## Written task
Set down, word for word, only the lines from the start of the records through the line bearing "const NAVY = '#000080', RED"; include no pictures.

[Start of Information provided]

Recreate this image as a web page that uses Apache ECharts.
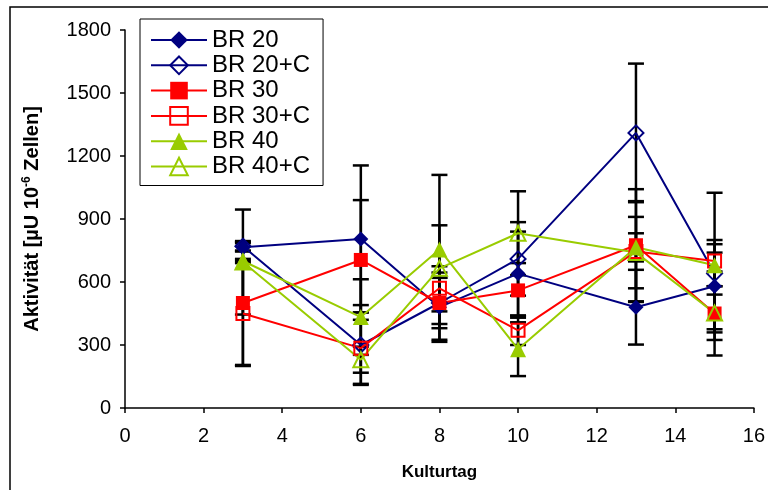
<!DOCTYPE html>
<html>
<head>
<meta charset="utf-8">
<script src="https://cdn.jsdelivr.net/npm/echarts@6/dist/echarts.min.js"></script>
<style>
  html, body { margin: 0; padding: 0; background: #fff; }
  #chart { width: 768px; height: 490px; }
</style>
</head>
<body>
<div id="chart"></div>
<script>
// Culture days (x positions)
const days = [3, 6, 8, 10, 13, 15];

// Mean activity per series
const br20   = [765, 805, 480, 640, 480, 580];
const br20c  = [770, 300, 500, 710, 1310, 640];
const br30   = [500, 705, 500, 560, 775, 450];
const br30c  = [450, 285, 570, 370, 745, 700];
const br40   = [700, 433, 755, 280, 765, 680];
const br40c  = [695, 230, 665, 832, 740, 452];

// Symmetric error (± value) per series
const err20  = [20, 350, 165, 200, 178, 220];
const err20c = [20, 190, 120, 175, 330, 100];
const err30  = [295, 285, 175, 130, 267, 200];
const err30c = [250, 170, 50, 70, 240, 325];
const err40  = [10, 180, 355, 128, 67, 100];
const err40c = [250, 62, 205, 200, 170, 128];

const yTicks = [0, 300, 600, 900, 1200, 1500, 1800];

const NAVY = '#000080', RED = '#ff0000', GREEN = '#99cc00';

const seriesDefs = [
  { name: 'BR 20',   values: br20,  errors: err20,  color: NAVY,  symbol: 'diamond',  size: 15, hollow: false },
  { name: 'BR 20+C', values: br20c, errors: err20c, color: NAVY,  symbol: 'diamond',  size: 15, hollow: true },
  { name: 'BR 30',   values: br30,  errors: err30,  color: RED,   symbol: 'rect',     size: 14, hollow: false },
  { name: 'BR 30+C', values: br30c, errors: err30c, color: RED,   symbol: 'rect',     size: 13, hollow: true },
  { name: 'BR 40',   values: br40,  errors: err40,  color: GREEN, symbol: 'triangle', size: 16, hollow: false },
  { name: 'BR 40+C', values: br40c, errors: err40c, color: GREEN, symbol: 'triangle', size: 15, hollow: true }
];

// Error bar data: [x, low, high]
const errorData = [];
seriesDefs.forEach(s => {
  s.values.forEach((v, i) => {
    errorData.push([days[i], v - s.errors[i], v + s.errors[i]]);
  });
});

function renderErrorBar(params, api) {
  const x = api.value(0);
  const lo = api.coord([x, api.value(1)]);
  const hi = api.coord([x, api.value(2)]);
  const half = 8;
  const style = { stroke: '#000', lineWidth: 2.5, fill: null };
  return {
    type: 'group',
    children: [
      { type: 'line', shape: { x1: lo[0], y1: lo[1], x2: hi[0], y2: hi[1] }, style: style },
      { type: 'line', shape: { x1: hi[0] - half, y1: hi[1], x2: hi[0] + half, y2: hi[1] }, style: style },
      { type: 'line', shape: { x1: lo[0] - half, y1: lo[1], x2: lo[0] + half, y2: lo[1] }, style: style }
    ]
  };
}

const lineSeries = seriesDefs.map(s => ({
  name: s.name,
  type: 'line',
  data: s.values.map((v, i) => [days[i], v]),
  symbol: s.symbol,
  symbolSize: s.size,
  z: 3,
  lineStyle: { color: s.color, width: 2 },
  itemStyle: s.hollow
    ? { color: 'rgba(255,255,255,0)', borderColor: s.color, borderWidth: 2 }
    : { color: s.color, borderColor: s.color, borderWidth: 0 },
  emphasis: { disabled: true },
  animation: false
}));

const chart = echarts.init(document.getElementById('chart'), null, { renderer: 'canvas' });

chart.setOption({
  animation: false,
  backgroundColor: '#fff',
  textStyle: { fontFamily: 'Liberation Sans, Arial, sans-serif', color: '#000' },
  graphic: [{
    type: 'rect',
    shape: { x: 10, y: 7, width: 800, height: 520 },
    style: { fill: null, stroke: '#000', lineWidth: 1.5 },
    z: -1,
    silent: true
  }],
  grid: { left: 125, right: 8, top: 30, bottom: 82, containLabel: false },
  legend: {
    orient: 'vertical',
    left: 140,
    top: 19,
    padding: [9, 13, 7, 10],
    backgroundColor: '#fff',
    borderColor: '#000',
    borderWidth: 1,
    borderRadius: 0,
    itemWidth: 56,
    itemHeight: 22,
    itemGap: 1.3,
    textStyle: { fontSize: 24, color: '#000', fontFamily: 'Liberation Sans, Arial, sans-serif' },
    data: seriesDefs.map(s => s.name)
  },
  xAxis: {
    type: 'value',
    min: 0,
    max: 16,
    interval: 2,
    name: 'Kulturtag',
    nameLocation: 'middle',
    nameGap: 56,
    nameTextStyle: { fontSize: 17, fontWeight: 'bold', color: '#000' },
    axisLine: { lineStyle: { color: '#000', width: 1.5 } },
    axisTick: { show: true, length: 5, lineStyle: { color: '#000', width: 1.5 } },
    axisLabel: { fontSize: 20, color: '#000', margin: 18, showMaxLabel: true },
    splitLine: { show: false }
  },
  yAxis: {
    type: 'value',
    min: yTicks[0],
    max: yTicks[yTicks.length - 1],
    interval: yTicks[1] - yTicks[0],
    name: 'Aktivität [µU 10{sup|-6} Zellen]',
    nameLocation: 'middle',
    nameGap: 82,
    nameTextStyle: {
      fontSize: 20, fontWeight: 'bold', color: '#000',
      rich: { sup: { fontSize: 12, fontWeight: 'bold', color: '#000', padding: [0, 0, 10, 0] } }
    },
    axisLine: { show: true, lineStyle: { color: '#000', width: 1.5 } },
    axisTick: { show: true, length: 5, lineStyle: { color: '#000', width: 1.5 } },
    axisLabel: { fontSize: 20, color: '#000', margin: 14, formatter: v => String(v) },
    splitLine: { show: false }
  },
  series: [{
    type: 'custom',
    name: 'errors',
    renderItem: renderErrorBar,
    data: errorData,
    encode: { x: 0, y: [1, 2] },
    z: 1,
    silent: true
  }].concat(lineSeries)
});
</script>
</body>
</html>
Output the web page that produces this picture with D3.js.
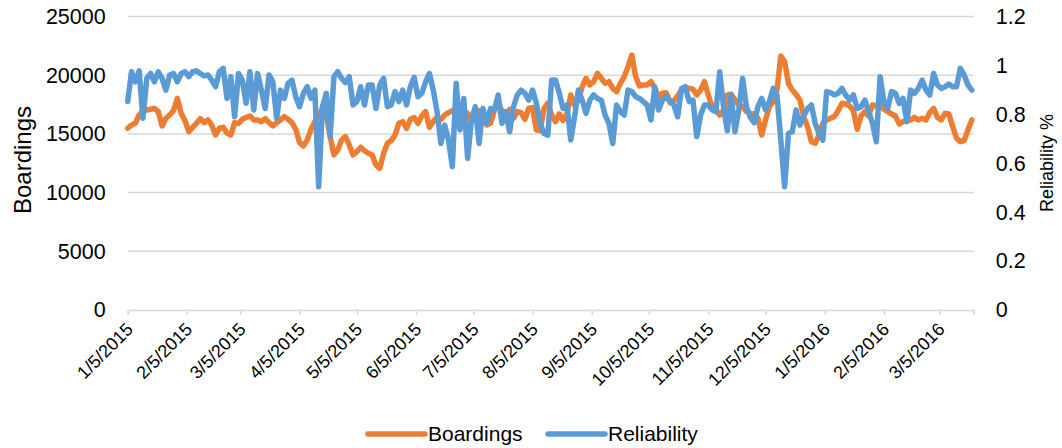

[End of Information provided]

## Answer to the task
Recreate this image as a web page that uses Apache ECharts.
<!DOCTYPE html>
<html>
<head>
<meta charset="utf-8">
<script src="https://cdn.jsdelivr.net/npm/echarts@6/dist/echarts.min.js"></script>
<style>
  html, body { margin: 0; padding: 0; background: #fff; }
  #chart { width: 768px; height: 490px; }
</style>
</head>
<body>
<div id="chart"></div>
<script>
// Culture days (x positions)
const days = [3, 6, 8, 10, 13, 15];

// Mean activity per series
const br20   = [765, 805, 480, 640, 480, 580];
const br20c  = [770, 300, 500, 710, 1310, 640];
const br30   = [500, 705, 500, 560, 775, 450];
const br30c  = [450, 285, 570, 370, 745, 700];
const br40   = [700, 433, 755, 280, 765, 680];
const br40c  = [695, 230, 665, 832, 740, 452];

// Symmetric error (± value) per series
const err20  = [20, 350, 165, 200, 178, 220];
const err20c = [20, 190, 120, 175, 330, 100];
const err30  = [295, 285, 175, 130, 267, 200];
const err30c = [250, 170, 50, 70, 240, 325];
const err40  = [10, 180, 355, 128, 67, 100];
const err40c = [250, 62, 205, 200, 170, 128];

const yTicks = [0, 300, 600, 900, 1200, 1500, 1800];

const NAVY = '#000080', RED = '#ff0000', GREEN = '#99cc00';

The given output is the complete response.